Iraq’s government has complained bitterly about the Arab League’s inaction since the fall of Saddam’s regime. A recent flare-up came on September 5, when Iraqi President Jalal Talabani complained that none of the Arab world’s leaders had expressed sympathy or offered aid in the wake of a stampede of religious pilgrims in Baghdad that left nearly 1,000 dead. Talabani’s remarks underscored ethnic and religious suspicions that Iraqi Kurds and Shiites feel toward the Arab League, most of whose twenty-two member states are ruled by Sunni Arabs. Talabani, a Kurd, told reporters in September that Arab League statements demanding that Iraq’s constitution declare itself an Islamic and Arab country demonstrated a bias. “The other [Arab constitutions] do not have this text…Why do they not make such a demand from Sudan? Why this insistence on demanding it from Iraq? They know Iraq is a multinational country,” he said. Among the Iraqi Sunni minority, however, the Arab League is viewed as more sympathetic to their plight.

What is the significance of Amr Moussa’s visit?

Experts suggest that the Arab League’s decision to raise its level of engagement in Iraq suggests that the wider Arab world is beginning to worry about the affects of a Shiite-controlled Iraq at the top of the Persian Gulf as a proxy for Iran’s interests. This is partly tied, they say, to Iran. Britain already has formally demanded that Iran stop its interference in the Basra region, which British army intelligence has detected behind a rash of attacks on United Kingdom (UK) forces.

Iraq’s Arab neighbors also know all too well that a major faction within the raging insurgency there is al-Qaeda, an organization as happy to shed the blood of apostate Arab dictators as crusaders and Jews.

“This really reinforces what the U.S. is already trying to do,” says Ken Katzman, a Middle East expert at the Congressional Research Service. “Obviously, these states are mostly led by Sunnis, and there is a major concern among them that Sunnis in Iraq have been marginalized.”

How has the United States reacted?

On October 3, State Department Spokesman Scott McCormack said: “It’s a positive development where the Arab League has decided that they are going to send a diplomatic mission to Baghdad and to show their support for the Iraqi people.
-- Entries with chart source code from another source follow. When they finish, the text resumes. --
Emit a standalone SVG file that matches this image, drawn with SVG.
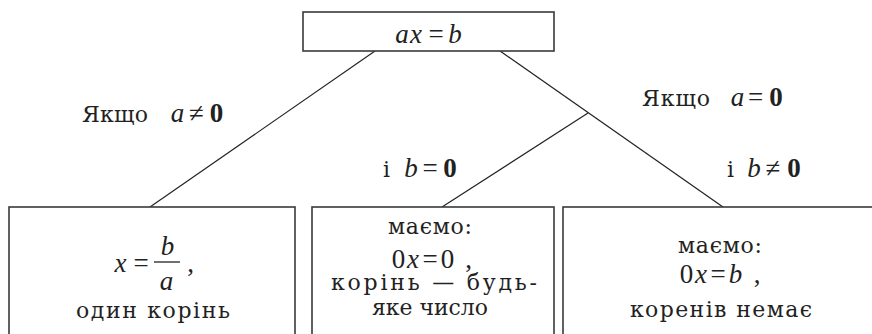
<svg xmlns="http://www.w3.org/2000/svg" width="872" height="334" viewBox="0 0 872 334">
<style>
.box{fill:#fff;stroke:#3a3a3a;stroke-width:1.6}
.ln{stroke:#222;stroke-width:1.2;fill:none}
.t{font-family:"DejaVu Serif","Liberation Serif",serif;font-size:22px;fill:#222}
.m{font-family:"Liberation Serif","DejaVu Serif",serif;font-size:27px;fill:#222;text-anchor:middle}
.i{font-style:italic}
.b{font-weight:bold}
</style>
<rect width="872" height="334" fill="#fff"/>
<g id="connectors">
<line class="ln" x1="375" y1="51" x2="150" y2="207"/>
<line class="ln" x1="500" y1="51" x2="723" y2="207"/>
<line class="ln" x1="588" y1="113" x2="442" y2="207"/>
</g>
<g id="root">
<rect class="box" x="303" y="12" width="251" height="39"/>
<text class="m" y="43"><tspan class="i" x="402">a</tspan><tspan class="i" x="416">x</tspan><tspan x="436">=</tspan><tspan class="i" x="455">b</tspan></text>
</g>
<g id="label-a-ne-0">
<text class="t" x="82" y="122" textLength="66" lengthAdjust="spacing">Якщо</text>
<text class="m" y="122"><tspan class="i" x="177.5">a</tspan><tspan x="196.5">≠</tspan><tspan class="b" x="216.5">0</tspan></text>
</g>
<g id="label-a-eq-0">
<text class="t" x="642" y="106" textLength="68" lengthAdjust="spacing">Якщо</text>
<text class="m" y="106"><tspan class="i" x="737.5">a</tspan><tspan x="755.5">=</tspan><tspan class="b" x="776">0</tspan></text>
</g>
<g id="label-b-eq-0">
<text class="t" x="383" y="177">і</text>
<text class="m" y="177"><tspan class="i" x="411">b</tspan><tspan x="430">=</tspan><tspan class="b" x="450">0</tspan></text>
</g>
<g id="label-b-ne-0">
<text class="t" x="727" y="177">і</text>
<text class="m" y="177"><tspan class="i" x="754">b</tspan><tspan x="773">≠</tspan><tspan class="b" x="794">0</tspan></text>
</g>
<g id="case1">
<rect class="box" x="9" y="207" width="286" height="140"/>
<text class="m" y="272"><tspan class="i" x="120.5">x</tspan><tspan x="141">=</tspan><tspan x="190.5">,</tspan></text>
<line x1="154" y1="262" x2="180" y2="262" stroke="#222" stroke-width="1.3"/>
<text class="m i" x="167.5" y="255">b</text>
<text class="m i" x="166.5" y="290">a</text>
<text class="t" x="76" y="318" textLength="154" lengthAdjust="spacing">один  корінь</text>
</g>
<g id="case2">
<rect class="box" x="312" y="207" width="242" height="140"/>
<text class="t" x="388" y="234" textLength="84" lengthAdjust="spacing">маємо:</text>
<text class="m" y="268"><tspan x="398.5">0</tspan><tspan class="i" x="413">x</tspan><tspan x="430">=</tspan><tspan x="447.5">0</tspan><tspan x="468.5">,</tspan></text>
<text class="t" x="331" y="290" textLength="206" lengthAdjust="spacing">корінь — будь-</text>
<text class="t" x="372" y="315" textLength="116" lengthAdjust="spacingAndGlyphs">яке  число</text>
</g>
<g id="case3">
<rect class="box" x="563" y="207" width="320" height="140"/>
<text class="t" x="678" y="253" textLength="84" lengthAdjust="spacing">маємо:</text>
<text class="m" y="283"><tspan x="686.5">0</tspan><tspan class="i" x="701">x</tspan><tspan x="718">=</tspan><tspan class="i" x="735.5">b</tspan><tspan x="757">,</tspan></text>
<text class="t" x="630" y="317" textLength="182" lengthAdjust="spacing">коренів  немає</text>
</g>
</svg>
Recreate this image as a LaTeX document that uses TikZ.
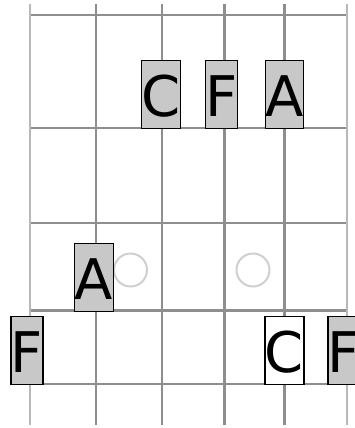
\documentclass[tikz,border=0pt]{standalone}
\usepackage{fontspec}
\setmainfont{DejaVu Sans}
\definecolor{fretgray}{HTML}{8E8E8E}
\definecolor{outergray}{HTML}{B8B8B8}
\definecolor{notefill}{HTML}{C8C8C8}
\definecolor{ringgray}{HTML}{CFCFCF}
\tikzset{
  fretline/.style={draw=fretgray,line width=2.6bp},
  innerstring/.style={draw=fretgray,line width=2.6bp},
  outerstring/.style={draw=outergray,line width=2.6bp},
  note/.style={draw=black,line width=1.3bp,fill=notefill,inner sep=0pt,
    text height=56bp,text depth=12bp,anchor=south,
    font=\fontsize{56bp}{60bp}\selectfont},
  opennote/.style={note,fill=white},
  ring/.style={draw=ringgray,line width=2bp}
}
\begin{document}
\begin{tikzpicture}[x=1bp,y=-1bp]
\useasboundingbox (0,0) rectangle (355,428);
\clip (0,0) rectangle (355,428);
% frets
\foreach \y in {15,128,223,310.5,384}{
  \draw[fretline] (30,\y) -- (347,\y);
}
% strings
\draw[outerstring] (30,3.5) -- (30,425);
\foreach \x in {96,162,224.5,284.5}{
  \draw[innerstring] (\x,3.5) -- (\x,425);
}
\draw[outerstring] (347,3.5) -- (347,425);
% markers
\draw[ring] (130.5,270) circle (16.5);
\draw[ring] (253,270) circle (16.5);
% notes
\node[note] (c1) at (161,129) {C};
\node[note] (f1) at (221.5,129) {F};
\node[note] (a1) at (284.5,129) {A};
\node[note] (a2) at (94,312) {A};
\node[note] (f2) at (27,385) {F};
\node[opennote] (c2) at (284.5,385) {C};
\node[note] (f3) at (344,385) {F};
\end{tikzpicture}
\end{document}
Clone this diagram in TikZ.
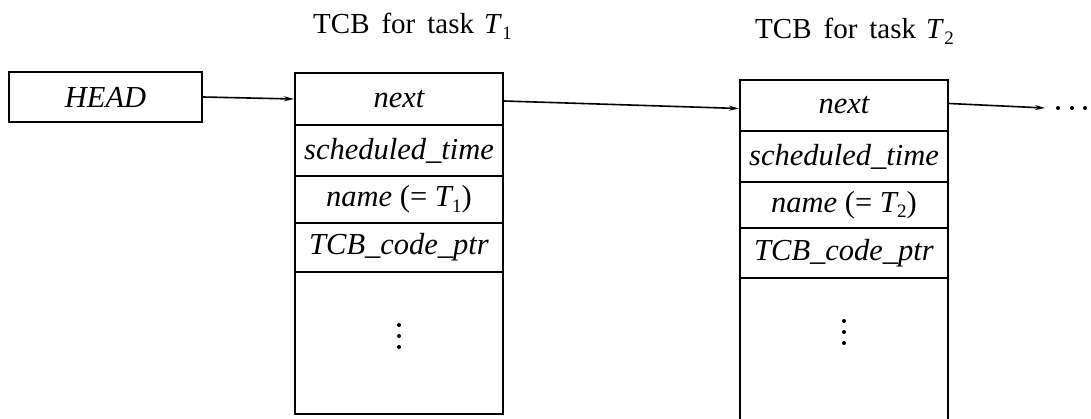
\documentclass[tikz,border=0pt]{standalone}
\usepackage{fontspec}
\setmainfont{Liberation Serif}
\usetikzlibrary{arrows.meta}
% italic T with an upright subscript digit
\newcommand\Tsub[1]{\textit{T}\kern0.3pt\raisebox{-0.18em}{\fontsize{19}{20}\selectfont\upshape #1}}
\begin{document}
\begin{tikzpicture}[x=1pt,y=-1pt,
  field/.style={draw, line width=2pt, minimum width=208pt, inner sep=0pt,
                font=\fontsize{30.5}{32}\selectfont\itshape},
  link/.style={line width=1.6pt, -{Stealth[length=10pt,width=5pt]}},
  title/.style={anchor=base west, inner sep=0pt, font=\fontsize{29}{32}\selectfont}]
\useasboundingbox (0,0) rectangle (1091,419);
\clip (0,0) rectangle (1091,419);

% list head
\node[field, minimum width=193pt, minimum height=50pt] (head) at (105.5,97) {HEAD};

% control block of the first task
\node[title] (ttl1) at (313,34) {TCB\hspace{12pt}for\hspace{12pt}task\hspace{10pt}\Tsub{1}};
\node[field, minimum height=52pt]  (a1) at (399,99)    {next};
\node[field, minimum height=51pt]  (a2) at (399,150.5) {scheduled\_time};
\node[field, minimum height=47pt]  (a3) at (399,199.5) {name {\upshape(=} \Tsub{1}{\upshape)}};
\node[field, minimum height=49pt]  (a4) at (399,247.5) {TCB\_code\_ptr};
\node[field, minimum height=142pt] (a5) at (399,343)   {};
\foreach \d in {-11,0,11}
  \fill ([yshift=-\d pt+7pt]a5.center) circle (2pt);

% control block of the second task
\node[title] (ttl2) at (755,39) {TCB\hspace{12pt}for\hspace{12pt}task\hspace{10pt}\Tsub{2}};
\node[field, minimum height=51pt]  (b1) at (844,105.5) {next};
\node[field, minimum height=51pt]  (b2) at (844,156.5) {scheduled\_time};
\node[field, minimum height=46pt]  (b3) at (844,205)   {name {\upshape(=} \Tsub{2}{\upshape)}};
\node[field, minimum height=50pt]  (b4) at (844,253)   {TCB\_code\_ptr};
\node[field, minimum height=162pt] (b5) at (844,359)   {};
\foreach \d in {-11,0,11}
  \fill ([yshift=-\d pt+27pt]b5.center) circle (2pt);

% links
\coordinate (tail) at (1045,108);
\draw[link] (head.east) -- (a1.west);
\draw[link] ([yshift=-2pt]a1.east) -- ([yshift=-3pt]b1.west);
\draw[link] ([yshift=2pt]b1.east) -- (tail);
\foreach \x in {1058,1072,1085}
  \fill (\x,108) circle (2pt);
\end{tikzpicture}
\end{document}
We would certainly encourage the Arab League as well as its member-states to think about other steps that they might take to support the Iraqi people.” (Full Briefing)

What can the Arab League offer Iraq’s Shiite majority and Kurds?

For the Kurds, who are enjoying influence in Baghdad undreamed of before Saddam’s fall, there is no great desire to see Iran rule Iraq by proxy—a “devil you know” attitude that Moussa may be able to exploit. Moussa may also seek to bridge the gap between the Shiites currently holding the balance of power and those Sunnis who, to date, have refused to have anything to do with them. As Katzman notes, there is some fear among the newly empowered Shiites that the negotiations over the constitution’s many mechanisms may, in the end, turn out to be a debate about which form of government will be toppled by the insurgents when the Americans leave. “There’s a view in some places that the insurgency is having some success, and maybe now the Arab League feels it will have a bit leverage on the Kurds and Shiites,” he says.

The insurgents themselves extended some “street cred” to Moussa’s project when they attacked a convoy carrying his advance team in Baghdad October 10. The attack killed three policemen escorting the convoy, but Moussa vowed not to let it prevent him from pursuing the initiative.

However, skepticism remains. Prominent Kurdish and Shiite officials have pointed out that the Arab League long refused to meet with their representatives during Saddam’s years in power and failed to raise objections to his regime’s brutal treatment of dissenters. Iraqi President Talabani, who met with Moussa’s advance team, termed the visit “better than nothing, although it came late.”

Who is Amr Moussa?

Moussa is a former Egyptian foreign minister whom Time magazine has called “the most adored public servant in the Arab world.” Viewed as something of a rival by his old boss, Egypt’s President Hosni Mubarak, Moussa took over the secretary-general’s post in 2001. Since then, he has shaken up the Arab League’s bureaucracy, which had been regarded as something of a retirement home for Arab diplomats. The League’s decision to endorse a 2002 Saudi Middle East peace plan that would recognize Israel’s right to exist was viewed as a break from the past and credited to Moussa’s leadership.

Moussa also has risked the anger of some member states by speaking forthrightly on Iraq. He has repeatedly countered the Arab argument that it is the American presence there that is to blame for everything. Answering a question from an Arab television reporter earlier this year, he insisted Iraq’s violence stems from forces far more complex than simply the foreign military presence in the country. “There is another cause: It is the ongoing manipulation of sectarian sentiments,” he said. “It is not merely the occupation—perhaps because there is an understanding with the current Iraqi authority over the presence of the foreign troops, or perhaps because the foreign presence is so far backed by a UN Security Council resolution….There is another cause for the violence, namely, the manipulation of sectarian and religious tendencies.”